Cave of the Winds National Park
In Hot Springs, South Dakota they are excavating mammoth remains. They are down about 20 feet and so far they've found 56 skeletons. An underground cave collapsed here 27,000 years ago. A sinkhole formed and an artesian warm spring made a slippery trap for wooly and Colombian mammoths. All 56 of the mammoths so far have been young males. Like elephants, mammoths are thought to have had matriarchal societies. These young, inexperienced boys died of starvation or exhaustion after the old girls kicked them out. They died in a trap that lasted about 700 years.
The mammoths died out when a clever little bipedal animal came over the Siberian land bridge and used stone lances to hunt them to extinction. Without people, the mammoths ranged North America for about 200 million years. My first SCUBA dive in 1964 was a search for mastodon and mammoth teeth in the muddy St. Marks river in Florida. The numerous Florida sinkholes lead to underground caverns full of mammoth bones. Flat feet are not ideal for climbing out of water hazards.
The Cave of The Winds National Park is more interesting above ground than below. The park supports a number of pronghorn antelope, buffalo and prairie dogs. The combination of prarie grass and forest is lovely.

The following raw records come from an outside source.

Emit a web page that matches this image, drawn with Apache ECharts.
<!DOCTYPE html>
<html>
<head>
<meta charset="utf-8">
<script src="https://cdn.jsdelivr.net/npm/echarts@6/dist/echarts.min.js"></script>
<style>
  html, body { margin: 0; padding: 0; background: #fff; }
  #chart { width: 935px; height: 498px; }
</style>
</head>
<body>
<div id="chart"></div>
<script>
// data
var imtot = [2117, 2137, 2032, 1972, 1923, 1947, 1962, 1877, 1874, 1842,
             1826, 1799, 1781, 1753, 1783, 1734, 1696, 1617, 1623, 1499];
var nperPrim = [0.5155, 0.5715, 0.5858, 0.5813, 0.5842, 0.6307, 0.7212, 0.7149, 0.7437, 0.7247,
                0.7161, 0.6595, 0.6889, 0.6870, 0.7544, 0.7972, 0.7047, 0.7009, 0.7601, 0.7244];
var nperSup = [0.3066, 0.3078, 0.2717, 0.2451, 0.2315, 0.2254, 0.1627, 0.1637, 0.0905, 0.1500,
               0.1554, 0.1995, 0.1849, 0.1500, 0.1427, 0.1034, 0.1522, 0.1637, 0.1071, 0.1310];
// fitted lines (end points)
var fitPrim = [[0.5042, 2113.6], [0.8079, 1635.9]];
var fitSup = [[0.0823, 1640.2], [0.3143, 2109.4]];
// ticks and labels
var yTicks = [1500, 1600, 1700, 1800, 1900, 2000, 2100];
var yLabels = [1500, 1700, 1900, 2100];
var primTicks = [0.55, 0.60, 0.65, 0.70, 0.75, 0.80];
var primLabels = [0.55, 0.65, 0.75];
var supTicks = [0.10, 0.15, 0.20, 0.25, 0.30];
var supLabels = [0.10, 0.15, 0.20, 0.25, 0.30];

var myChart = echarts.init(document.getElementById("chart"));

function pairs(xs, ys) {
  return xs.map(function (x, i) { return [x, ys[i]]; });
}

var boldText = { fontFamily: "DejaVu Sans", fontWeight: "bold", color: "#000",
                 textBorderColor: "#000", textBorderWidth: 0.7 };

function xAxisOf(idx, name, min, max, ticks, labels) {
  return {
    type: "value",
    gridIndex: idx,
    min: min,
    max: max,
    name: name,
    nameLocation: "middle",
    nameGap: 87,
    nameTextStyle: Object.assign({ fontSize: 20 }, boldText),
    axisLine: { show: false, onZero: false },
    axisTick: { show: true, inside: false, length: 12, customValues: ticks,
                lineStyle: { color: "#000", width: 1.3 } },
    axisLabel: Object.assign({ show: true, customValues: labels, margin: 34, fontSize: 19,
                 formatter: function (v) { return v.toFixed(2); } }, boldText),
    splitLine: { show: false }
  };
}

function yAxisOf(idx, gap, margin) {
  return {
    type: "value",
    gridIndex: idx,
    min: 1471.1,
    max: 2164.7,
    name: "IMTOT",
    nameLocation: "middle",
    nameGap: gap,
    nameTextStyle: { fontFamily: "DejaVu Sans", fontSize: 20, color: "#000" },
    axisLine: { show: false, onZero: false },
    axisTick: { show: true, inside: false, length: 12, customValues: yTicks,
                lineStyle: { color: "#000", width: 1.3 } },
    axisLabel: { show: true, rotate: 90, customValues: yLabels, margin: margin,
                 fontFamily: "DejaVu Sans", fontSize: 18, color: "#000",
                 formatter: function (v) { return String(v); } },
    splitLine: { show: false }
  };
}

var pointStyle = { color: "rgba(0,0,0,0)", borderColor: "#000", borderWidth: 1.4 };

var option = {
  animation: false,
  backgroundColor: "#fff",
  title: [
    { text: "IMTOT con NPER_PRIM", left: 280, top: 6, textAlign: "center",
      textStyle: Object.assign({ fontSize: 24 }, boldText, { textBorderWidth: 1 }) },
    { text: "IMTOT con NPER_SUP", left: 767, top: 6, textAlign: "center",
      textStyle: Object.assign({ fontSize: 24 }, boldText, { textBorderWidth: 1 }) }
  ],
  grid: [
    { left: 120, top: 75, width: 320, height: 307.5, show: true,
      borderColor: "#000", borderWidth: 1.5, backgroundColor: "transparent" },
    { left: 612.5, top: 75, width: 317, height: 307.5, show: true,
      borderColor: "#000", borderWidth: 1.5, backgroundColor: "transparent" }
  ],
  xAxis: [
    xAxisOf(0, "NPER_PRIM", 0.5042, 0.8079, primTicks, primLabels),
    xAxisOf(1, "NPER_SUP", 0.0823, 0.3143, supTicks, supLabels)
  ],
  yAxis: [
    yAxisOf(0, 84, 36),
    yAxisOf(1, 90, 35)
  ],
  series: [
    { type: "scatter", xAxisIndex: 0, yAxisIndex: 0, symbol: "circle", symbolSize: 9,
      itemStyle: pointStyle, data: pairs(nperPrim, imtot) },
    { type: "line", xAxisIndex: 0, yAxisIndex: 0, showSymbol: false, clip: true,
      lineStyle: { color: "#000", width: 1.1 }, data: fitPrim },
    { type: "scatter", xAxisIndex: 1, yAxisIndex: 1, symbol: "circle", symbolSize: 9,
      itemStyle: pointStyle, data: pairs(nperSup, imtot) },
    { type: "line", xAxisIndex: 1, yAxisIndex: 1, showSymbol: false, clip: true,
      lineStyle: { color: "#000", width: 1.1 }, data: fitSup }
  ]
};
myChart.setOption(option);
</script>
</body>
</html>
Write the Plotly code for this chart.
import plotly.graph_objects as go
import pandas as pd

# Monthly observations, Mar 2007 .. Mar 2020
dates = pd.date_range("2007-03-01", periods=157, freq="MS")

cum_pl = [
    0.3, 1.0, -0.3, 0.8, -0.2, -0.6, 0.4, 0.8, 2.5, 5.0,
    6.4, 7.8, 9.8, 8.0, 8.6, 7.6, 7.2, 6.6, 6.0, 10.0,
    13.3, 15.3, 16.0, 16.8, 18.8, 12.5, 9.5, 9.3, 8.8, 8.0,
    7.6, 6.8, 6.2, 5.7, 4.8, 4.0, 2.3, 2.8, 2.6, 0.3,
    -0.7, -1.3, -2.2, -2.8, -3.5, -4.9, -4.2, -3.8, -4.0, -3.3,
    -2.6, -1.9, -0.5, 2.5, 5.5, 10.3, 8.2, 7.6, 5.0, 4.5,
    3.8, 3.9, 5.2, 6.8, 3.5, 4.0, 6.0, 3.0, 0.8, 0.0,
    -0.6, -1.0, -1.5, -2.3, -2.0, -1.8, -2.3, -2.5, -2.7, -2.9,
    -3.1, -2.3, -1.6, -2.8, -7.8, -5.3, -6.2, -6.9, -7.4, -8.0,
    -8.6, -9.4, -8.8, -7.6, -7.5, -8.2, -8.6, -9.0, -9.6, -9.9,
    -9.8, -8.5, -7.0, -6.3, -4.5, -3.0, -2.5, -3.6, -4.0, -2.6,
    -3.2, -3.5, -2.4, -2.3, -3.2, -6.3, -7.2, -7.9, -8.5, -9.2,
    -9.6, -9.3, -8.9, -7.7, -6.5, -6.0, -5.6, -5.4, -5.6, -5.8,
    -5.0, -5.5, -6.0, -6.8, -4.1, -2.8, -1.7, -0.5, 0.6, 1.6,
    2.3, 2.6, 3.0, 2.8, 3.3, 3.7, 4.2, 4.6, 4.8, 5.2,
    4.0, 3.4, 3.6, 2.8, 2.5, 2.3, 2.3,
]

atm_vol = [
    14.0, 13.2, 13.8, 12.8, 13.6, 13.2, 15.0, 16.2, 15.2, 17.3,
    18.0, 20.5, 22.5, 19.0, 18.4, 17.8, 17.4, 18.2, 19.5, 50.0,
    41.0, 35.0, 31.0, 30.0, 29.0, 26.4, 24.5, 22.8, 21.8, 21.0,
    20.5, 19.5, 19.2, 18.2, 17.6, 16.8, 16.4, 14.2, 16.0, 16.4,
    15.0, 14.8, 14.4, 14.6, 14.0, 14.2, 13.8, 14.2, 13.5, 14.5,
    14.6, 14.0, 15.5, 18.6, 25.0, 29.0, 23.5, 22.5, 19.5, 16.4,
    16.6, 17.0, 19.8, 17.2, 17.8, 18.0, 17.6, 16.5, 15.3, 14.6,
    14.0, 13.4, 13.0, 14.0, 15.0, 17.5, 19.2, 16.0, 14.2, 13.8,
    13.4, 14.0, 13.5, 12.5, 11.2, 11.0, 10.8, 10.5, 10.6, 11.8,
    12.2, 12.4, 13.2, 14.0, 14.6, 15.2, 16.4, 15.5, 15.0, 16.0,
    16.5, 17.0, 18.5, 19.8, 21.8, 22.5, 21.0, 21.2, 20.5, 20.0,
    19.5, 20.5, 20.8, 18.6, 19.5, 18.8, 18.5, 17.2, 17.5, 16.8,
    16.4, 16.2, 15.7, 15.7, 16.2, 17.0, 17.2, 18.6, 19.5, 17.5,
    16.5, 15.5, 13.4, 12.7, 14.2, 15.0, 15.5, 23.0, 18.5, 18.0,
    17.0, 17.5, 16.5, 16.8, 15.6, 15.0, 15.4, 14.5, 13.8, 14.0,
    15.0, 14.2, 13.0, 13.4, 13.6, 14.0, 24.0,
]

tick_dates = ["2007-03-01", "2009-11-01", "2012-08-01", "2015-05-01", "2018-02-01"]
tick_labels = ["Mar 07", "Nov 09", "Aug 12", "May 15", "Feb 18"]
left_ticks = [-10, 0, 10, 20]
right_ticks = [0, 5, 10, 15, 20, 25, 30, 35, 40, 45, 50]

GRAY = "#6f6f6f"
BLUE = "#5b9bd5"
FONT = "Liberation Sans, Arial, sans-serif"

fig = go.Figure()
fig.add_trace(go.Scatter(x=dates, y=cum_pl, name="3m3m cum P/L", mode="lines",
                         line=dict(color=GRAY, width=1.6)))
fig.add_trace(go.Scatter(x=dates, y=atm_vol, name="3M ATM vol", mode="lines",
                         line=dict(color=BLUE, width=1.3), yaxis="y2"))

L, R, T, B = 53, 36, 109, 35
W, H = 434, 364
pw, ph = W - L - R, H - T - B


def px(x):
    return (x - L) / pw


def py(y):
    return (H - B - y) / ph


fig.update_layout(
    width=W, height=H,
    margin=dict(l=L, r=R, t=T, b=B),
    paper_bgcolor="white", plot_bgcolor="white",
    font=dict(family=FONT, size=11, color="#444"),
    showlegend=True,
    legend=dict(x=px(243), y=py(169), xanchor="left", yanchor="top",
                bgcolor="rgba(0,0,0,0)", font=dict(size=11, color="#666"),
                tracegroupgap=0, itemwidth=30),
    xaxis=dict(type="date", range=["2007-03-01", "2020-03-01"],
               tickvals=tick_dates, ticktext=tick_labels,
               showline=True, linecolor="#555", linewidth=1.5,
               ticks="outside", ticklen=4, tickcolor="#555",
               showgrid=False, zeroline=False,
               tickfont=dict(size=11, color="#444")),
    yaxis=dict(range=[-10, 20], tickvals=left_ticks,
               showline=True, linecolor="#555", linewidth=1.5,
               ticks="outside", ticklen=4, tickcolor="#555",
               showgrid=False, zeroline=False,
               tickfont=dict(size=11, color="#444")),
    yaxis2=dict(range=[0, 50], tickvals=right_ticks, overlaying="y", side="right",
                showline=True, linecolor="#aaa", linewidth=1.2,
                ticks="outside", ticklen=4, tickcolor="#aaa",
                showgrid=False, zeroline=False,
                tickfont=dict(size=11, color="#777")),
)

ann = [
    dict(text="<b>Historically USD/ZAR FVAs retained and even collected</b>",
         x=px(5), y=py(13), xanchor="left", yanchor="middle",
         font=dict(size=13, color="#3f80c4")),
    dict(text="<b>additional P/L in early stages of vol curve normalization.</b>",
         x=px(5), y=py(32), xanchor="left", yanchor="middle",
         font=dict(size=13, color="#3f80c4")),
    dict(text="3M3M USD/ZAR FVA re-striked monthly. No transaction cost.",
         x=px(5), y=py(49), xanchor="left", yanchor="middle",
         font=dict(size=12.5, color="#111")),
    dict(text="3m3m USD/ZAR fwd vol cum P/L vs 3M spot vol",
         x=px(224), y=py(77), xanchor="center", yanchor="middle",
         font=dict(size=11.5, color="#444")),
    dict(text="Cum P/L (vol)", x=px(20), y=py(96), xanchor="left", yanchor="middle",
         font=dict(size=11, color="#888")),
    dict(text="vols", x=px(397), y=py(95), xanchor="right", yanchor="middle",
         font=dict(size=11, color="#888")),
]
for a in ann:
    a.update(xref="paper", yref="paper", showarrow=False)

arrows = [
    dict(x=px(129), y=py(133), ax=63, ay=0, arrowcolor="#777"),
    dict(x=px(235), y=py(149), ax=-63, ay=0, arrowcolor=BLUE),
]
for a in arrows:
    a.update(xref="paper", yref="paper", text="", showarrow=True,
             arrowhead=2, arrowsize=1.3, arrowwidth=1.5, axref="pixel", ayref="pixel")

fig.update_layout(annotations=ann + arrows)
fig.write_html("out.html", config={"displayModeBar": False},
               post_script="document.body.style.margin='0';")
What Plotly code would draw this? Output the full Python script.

The Cave of the Winds has an interesting and unique feature called "boxworks". 95% of the known boxworks in the world are in this cave. Boxworks have no known economic value. So far these caves have 128.47 miles of explored features. There are none of the usual stalagmites, stalagtites or soda straws...only these strange and fragile boxlike features...A young boy named Kyle finds a snake in the grass outside the cave entrance...the natural entrance sucks in or discharges air depending on the air pressure changes that occur outside...The Winds blow in the entrance..a young man named MacDonald explored miles of the cave in the late 1800s with candles and string. This site was named as the 8th National Park by President Theodore Roosevelt...it was thought to be an ideal area for the nearly extinct buffalo to recover.